Politics has become emotional energy production.

This explains why highly charged political figures dominate discourse even when their actual governing records are chaotic. They provide stimulation. They make supporters feel permanently mobilised. Every speech becomes a crusade. Every compromise becomes treason. Every policy becomes civilisation’s final battle.

The public no longer consumes politics as citizenship.

It consumes it as dopamine.

That is why calm politicians appear strangely anachronistic. Major looked grey in an age that wanted Thatcherite drama. Starmer looks bloodless in an era addicted to populist spectacle. Neither man naturally produces the emotional narcotic modern politics demands.

Yet history may judge them more kindly than contemporaries do.

The irony of democratic societies is that voters often only appreciate low-octane leadership after surviving the consequences of high-octane politics. Fireworks are exciting until the house burns down.

Britain today resembles a nation permanently refreshing its political feed searching for emotional stimulation. Every week requires a scandal, a betrayal, a culture war, a constitutional crisis or a villain. Silence itself has become suspicious. If politics is not generating outrage, many assume nothing is happening.

But governing is not content creation.

A functioning state is supposed to be boring. Trains arriving on time is boring. Stable interest rates are boring. Competent procurement is boring. Ministers quietly reading briefing papers before making decisions is boring.

Civilisation itself is, in many ways, glorified boredom.

The danger for democracies is that electorates increasingly reject this bargain. They crave leaders who make them feel something intensely and immediately. The long-term consequences become secondary to the short-term emotional hit.

Like all addictions, the dosage eventually escalates.

Soon ordinary political disagreement is insufficient. Everything must become apocalyptic. Opponents cannot merely be wrong; they must be evil. Elections cannot simply matter; they must become “the most important in history.” Every setback becomes national humiliation. Every compromise becomes surrender.

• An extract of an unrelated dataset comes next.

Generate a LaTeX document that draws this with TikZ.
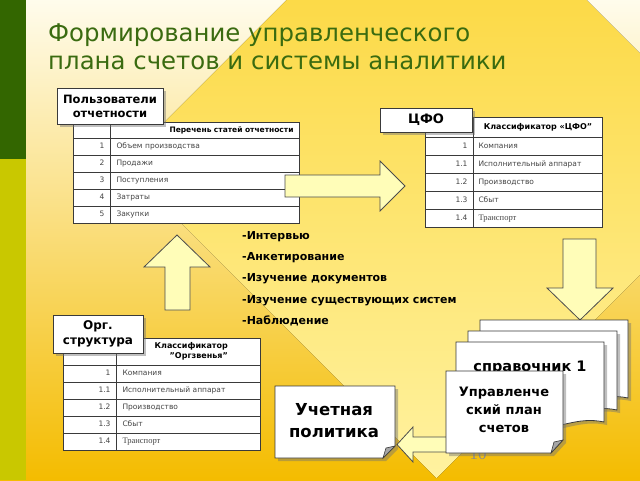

The result is political inflation. Yesterday’s outrage no longer satisfies. The system requires ever more dramatic personalities and ever more extreme rhetoric to maintain public attention.

Major and Starmer stand awkwardly against this tide. They belong to a tradition that sees politics as administration rather than performance art. They speak the language of governance in an age obsessed with spectacle.

The tragedy is that democracies may only rediscover the value of boring politicians after exhausting themselves on exciting ones.